Portanto, eu não amava a um Deus justo, irado, mas o odiava e murmurava contra ele. Não obstante, me agarrava ao amado Paulo e tinha um grande anelo em saber o que ele queria dizer. Refleti noite e dia até que vi a conexão entre a justiça de Deus e a afirmação de que “o justo viverá por fé”. Então compreendi que a justiça de Deus é aquela retidão pela qual, através da graça e só a graça de Deus, ele nos justifica pela fé. No momento me senti renascer e senti que havia entrado por portas abertas ao paraíso. Toda a Escritura tomou um novo significado, e, enquanto antes a “justiça de Deus” me havia enchido de ódio, agora chegou a ser para mim inexplicavelmente doce em um amor maior. Esta passagem de Paulo chegou a ser para mim a porta do céu.
Se tu tens fé verdadeira de que Cristo é teu Salvador, então no momento tens um Deus de graça, porque a fé te guia até dentro e abre o coração à vontade de Deus, para que possas ver uma graça pura e um amor transbordante. Isto é contemplar a Deus na fé, pela qual podes contemplar a Deus, olhar seu coração paternal e amigável sem ira ou falta de graça. Aquele que vê a Deus como só irado não o vê corretamente, mas só vê uma cortina como se uma nuvem obscura se houvesse caído sobre sua face.

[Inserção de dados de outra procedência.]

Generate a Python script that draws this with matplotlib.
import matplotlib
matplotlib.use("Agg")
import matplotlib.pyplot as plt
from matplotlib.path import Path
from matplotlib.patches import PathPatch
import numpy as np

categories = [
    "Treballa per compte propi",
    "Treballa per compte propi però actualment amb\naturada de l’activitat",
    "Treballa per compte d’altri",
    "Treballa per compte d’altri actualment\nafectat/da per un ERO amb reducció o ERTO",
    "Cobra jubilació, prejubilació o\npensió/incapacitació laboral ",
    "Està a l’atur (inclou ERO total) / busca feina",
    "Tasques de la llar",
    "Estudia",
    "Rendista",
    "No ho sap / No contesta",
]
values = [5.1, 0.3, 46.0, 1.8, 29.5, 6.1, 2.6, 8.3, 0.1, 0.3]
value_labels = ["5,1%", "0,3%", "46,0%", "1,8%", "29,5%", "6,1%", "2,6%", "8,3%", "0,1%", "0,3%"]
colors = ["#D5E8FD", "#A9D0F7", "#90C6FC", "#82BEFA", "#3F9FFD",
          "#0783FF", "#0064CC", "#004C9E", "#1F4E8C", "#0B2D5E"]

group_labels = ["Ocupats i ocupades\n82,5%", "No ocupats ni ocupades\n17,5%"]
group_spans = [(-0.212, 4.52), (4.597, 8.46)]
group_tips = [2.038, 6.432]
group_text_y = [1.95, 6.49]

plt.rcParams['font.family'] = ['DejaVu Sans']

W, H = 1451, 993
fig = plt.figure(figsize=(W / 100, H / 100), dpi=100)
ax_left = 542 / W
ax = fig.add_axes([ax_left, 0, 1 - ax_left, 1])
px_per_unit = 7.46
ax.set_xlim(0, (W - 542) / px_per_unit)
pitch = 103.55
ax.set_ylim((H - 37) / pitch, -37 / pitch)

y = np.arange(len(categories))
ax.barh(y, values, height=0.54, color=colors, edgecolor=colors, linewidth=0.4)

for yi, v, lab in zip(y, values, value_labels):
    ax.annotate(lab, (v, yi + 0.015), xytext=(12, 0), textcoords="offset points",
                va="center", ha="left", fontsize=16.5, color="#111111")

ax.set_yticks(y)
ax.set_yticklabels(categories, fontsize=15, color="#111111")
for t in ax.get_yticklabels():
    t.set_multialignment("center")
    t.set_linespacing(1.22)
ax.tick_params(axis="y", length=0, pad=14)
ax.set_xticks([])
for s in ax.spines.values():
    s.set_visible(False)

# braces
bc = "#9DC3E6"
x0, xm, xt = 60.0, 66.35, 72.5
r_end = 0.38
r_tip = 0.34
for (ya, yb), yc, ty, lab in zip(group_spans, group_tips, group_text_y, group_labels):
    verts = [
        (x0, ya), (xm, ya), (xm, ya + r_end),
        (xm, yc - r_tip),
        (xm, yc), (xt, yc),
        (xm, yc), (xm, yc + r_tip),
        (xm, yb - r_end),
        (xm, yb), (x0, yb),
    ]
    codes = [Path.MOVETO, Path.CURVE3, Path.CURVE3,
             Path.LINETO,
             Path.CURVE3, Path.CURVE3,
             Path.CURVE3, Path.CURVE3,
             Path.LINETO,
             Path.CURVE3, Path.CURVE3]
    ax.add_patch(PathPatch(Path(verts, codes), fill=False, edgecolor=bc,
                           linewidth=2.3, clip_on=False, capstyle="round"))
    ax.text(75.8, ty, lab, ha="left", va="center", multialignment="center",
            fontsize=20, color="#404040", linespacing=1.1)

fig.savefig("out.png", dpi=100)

Como Isaías, Lutero sentiu a brasa acesa sobre seus lábios. Supôs que estava se desintegrando. Foi feito em pedaços pela visão de um Deus santo. Mais tarde disse que, antes que pudesse provar o céu, Deus primeiro teve que suspendê-lo do poço do inferno. Deus não desejou deixá-lo caído no poço, mas salvou sua vida. Quando Lutero chegou a entender o evangelho, as portas do paraíso se abriram de par em par, e ele entrou.
“O justo viverá pela fé!”. Este foi o grito da batalha da Reforma Protestante. A idéia de que a justificação é só pela fé, só pelos méritos de Cristo, era tão central no evangelho, que Lutero o chamava “o artigo sobre o qual a Igreja se mantém de pé ou cai”. Lutero sabia que era o artigo
sobre o qual se manteria de pé e não cairia.
Assim que Lutero entendeu o ensino de Paulo aos Romanos, nasceu de novo, O peso de sua culpa foi quitado. O tormento enlouquecedor terminou. Isto foi tão significativo para este homem, que ele foi capaz de comparecer ante o Papa, o concílio, os príncipes e o imperador, e, se houvesse necessidade, ante o mundo inteiro. Havia passado pelas portas do paraíso, e nada o arrastaria de volta.
Lutero foi um protestante que sabia sobre o que estava protestando! Lutero foi um louco? Talvez. Porém, se era, nossa oração é que Deus envie à terra uma epidemia de tal insanidade para que nós também possamos provar da justiça que é pela fé somente.